Available data
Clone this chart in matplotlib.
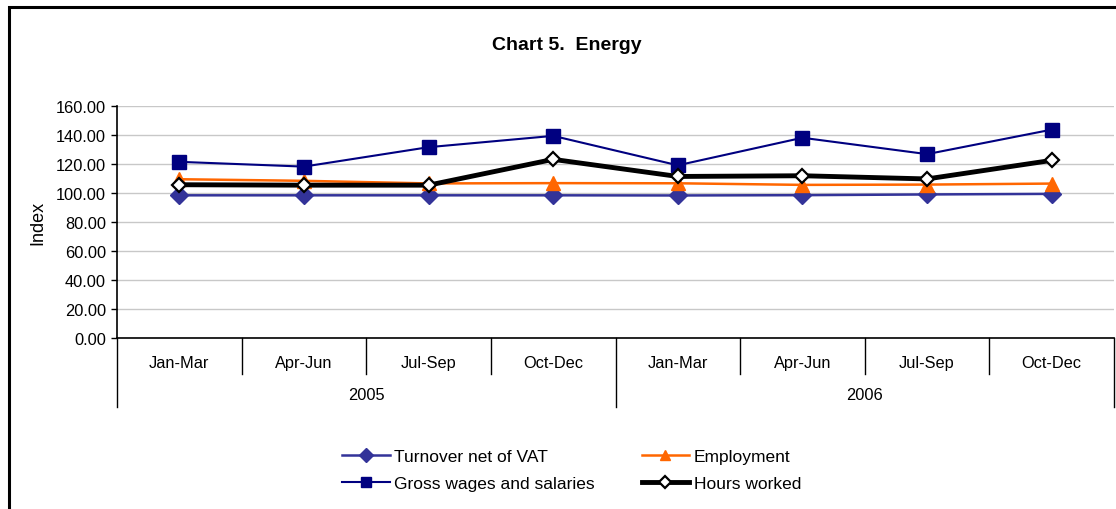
import matplotlib
matplotlib.use('Agg')
import matplotlib.pyplot as plt
from matplotlib.patches import Rectangle
from matplotlib.transforms import blended_transform_factory

plt.rcParams['font.family'] = ['Liberation Sans', 'DejaVu Sans']

# quarterly index values, 2005-2006
quarters = ['Jan-Mar', 'Apr-Jun', 'Jul-Sep', 'Oct-Dec',
            'Jan-Mar', 'Apr-Jun', 'Jul-Sep', 'Oct-Dec']
years = ['2005', '2006']
turnover = [98.4, 98.4, 98.4, 98.4, 98.3, 98.5, 99.0, 99.4]
employment = [109.5, 108.4, 106.6, 106.8, 106.7, 105.6, 105.8, 106.5]
gross_wages = [121.5, 118.2, 131.6, 139.4, 119.1, 138.1, 126.8, 143.7]
hours_worked = [105.7, 105.4, 105.4, 123.2, 111.4, 111.9, 109.7, 122.5]

fig = plt.figure(figsize=(11.16, 5.10), dpi=100)
ax = fig.add_axes([117 / 1116, 1 - 339 / 510, 997 / 1116, 232 / 510])

x = list(range(len(quarters)))
ax.plot(x, turnover, color='#333399', lw=1.8, marker='D', ms=9,
        label='Turnover net of VAT', zorder=3)
ax.plot(x, employment, color='#FF6600', lw=1.8, marker='^', ms=10,
        label='Employment', zorder=4)
ax.plot(x, gross_wages, color='#000080', lw=1.5, marker='s', ms=10,
        label='Gross wages and salaries', zorder=5)
ax.plot(x, hours_worked, color='black', lw=3.5, marker='D', ms=7.5,
        mfc='white', mec='black', mew=1.6, label='Hours worked', zorder=6)

ax.set_xlim(-0.5, len(quarters) - 0.5)
ax.set_ylim(0, 160)
ax.set_yticks(range(0, 161, 20))
ax.set_yticklabels([f'{v:.2f}' for v in range(0, 161, 20)], fontsize=11.8)
ax.tick_params(axis='y', length=4, width=1, pad=4)
ax.yaxis.grid(True, color='#c8c8c8', lw=1)
ax.set_axisbelow(True)
ax.set_ylabel('Index', fontsize=13, labelpad=7)

for s in ['top', 'right']:
    ax.spines[s].set_visible(False)
ax.spines['left'].set_linewidth(1.2)
ax.spines['bottom'].set_linewidth(1.2)

# two-level category axis
ax.set_xticks([])
tr = blended_transform_factory(ax.transData, ax.transAxes)
px = 1 / 232
for i in range(len(quarters) + 1):
    edge = i - 0.5
    depth = 69 if i % 4 == 0 else 36
    ax.plot([edge, edge], [0, -depth * px], color='black', lw=1,
            transform=tr, clip_on=False)
for i, q in enumerate(quarters):
    ax.text(i, -25 * px, q, transform=tr, ha='center', va='center',
            fontsize=11.8)
for j, yr in enumerate(years):
    ax.text(4 * j + 1.5, -57 * px, yr, transform=tr, ha='center',
            va='center', fontsize=11.8)

fig.text(567 / 1116, 1 - 45 / 510, 'Chart 5.  Energy', ha='center',
         va='center', fontsize=14, fontweight='bold')

handles, labels = ax.get_legend_handles_labels()
order = [0, 2, 1, 3]
fig.legend([handles[i] for i in order], [labels[i] for i in order],
           loc='upper left', bbox_to_anchor=(342 / 1116, 1 - 450 / 510),
           ncol=2, frameon=False, fontsize=12.5, handlelength=2.75,
           handletextpad=0.25, columnspacing=2.7, labelspacing=0.68,
           markerscale=0.75, borderpad=0, borderaxespad=0)

fig.patches.append(Rectangle((9 / 1116, -0.1), 1.2, 1.1 - 8 / 510,
                             transform=fig.transFigure, fill=False,
                             lw=2.2, edgecolor='black'))

fig.savefig('out.png', dpi=100)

Problem description
Go from the first line of the listing to the line holding "ax.spines['bottom'].set_linewidth(1.2)" and, please, transcribe those lines exactly, both included, with no pictures.

Written response
Clone this chart in matplotlib.
import matplotlib
matplotlib.use('Agg')
import matplotlib.pyplot as plt
from matplotlib.patches import Rectangle
from matplotlib.transforms import blended_transform_factory

plt.rcParams['font.family'] = ['Liberation Sans', 'DejaVu Sans']

# quarterly index values, 2005-2006
quarters = ['Jan-Mar', 'Apr-Jun', 'Jul-Sep', 'Oct-Dec',
            'Jan-Mar', 'Apr-Jun', 'Jul-Sep', 'Oct-Dec']
years = ['2005', '2006']
turnover = [98.4, 98.4, 98.4, 98.4, 98.3, 98.5, 99.0, 99.4]
employment = [109.5, 108.4, 106.6, 106.8, 106.7, 105.6, 105.8, 106.5]
gross_wages = [121.5, 118.2, 131.6, 139.4, 119.1, 138.1, 126.8, 143.7]
hours_worked = [105.7, 105.4, 105.4, 123.2, 111.4, 111.9, 109.7, 122.5]

fig = plt.figure(figsize=(11.16, 5.10), dpi=100)
ax = fig.add_axes([117 / 1116, 1 - 339 / 510, 997 / 1116, 232 / 510])

x = list(range(len(quarters)))
ax.plot(x, turnover, color='#333399', lw=1.8, marker='D', ms=9,
        label='Turnover net of VAT', zorder=3)
ax.plot(x, employment, color='#FF6600', lw=1.8, marker='^', ms=10,
        label='Employment', zorder=4)
ax.plot(x, gross_wages, color='#000080', lw=1.5, marker='s', ms=10,
        label='Gross wages and salaries', zorder=5)
ax.plot(x, hours_worked, color='black', lw=3.5, marker='D', ms=7.5,
        mfc='white', mec='black', mew=1.6, label='Hours worked', zorder=6)

ax.set_xlim(-0.5, len(quarters) - 0.5)
ax.set_ylim(0, 160)
ax.set_yticks(range(0, 161, 20))
ax.set_yticklabels([f'{v:.2f}' for v in range(0, 161, 20)], fontsize=11.8)
ax.tick_params(axis='y', length=4, width=1, pad=4)
ax.yaxis.grid(True, color='#c8c8c8', lw=1)
ax.set_axisbelow(True)
ax.set_ylabel('Index', fontsize=13, labelpad=7)

for s in ['top', 'right']:
    ax.spines[s].set_visible(False)
ax.spines['left'].set_linewidth(1.2)
ax.spines['bottom'].set_linewidth(1.2)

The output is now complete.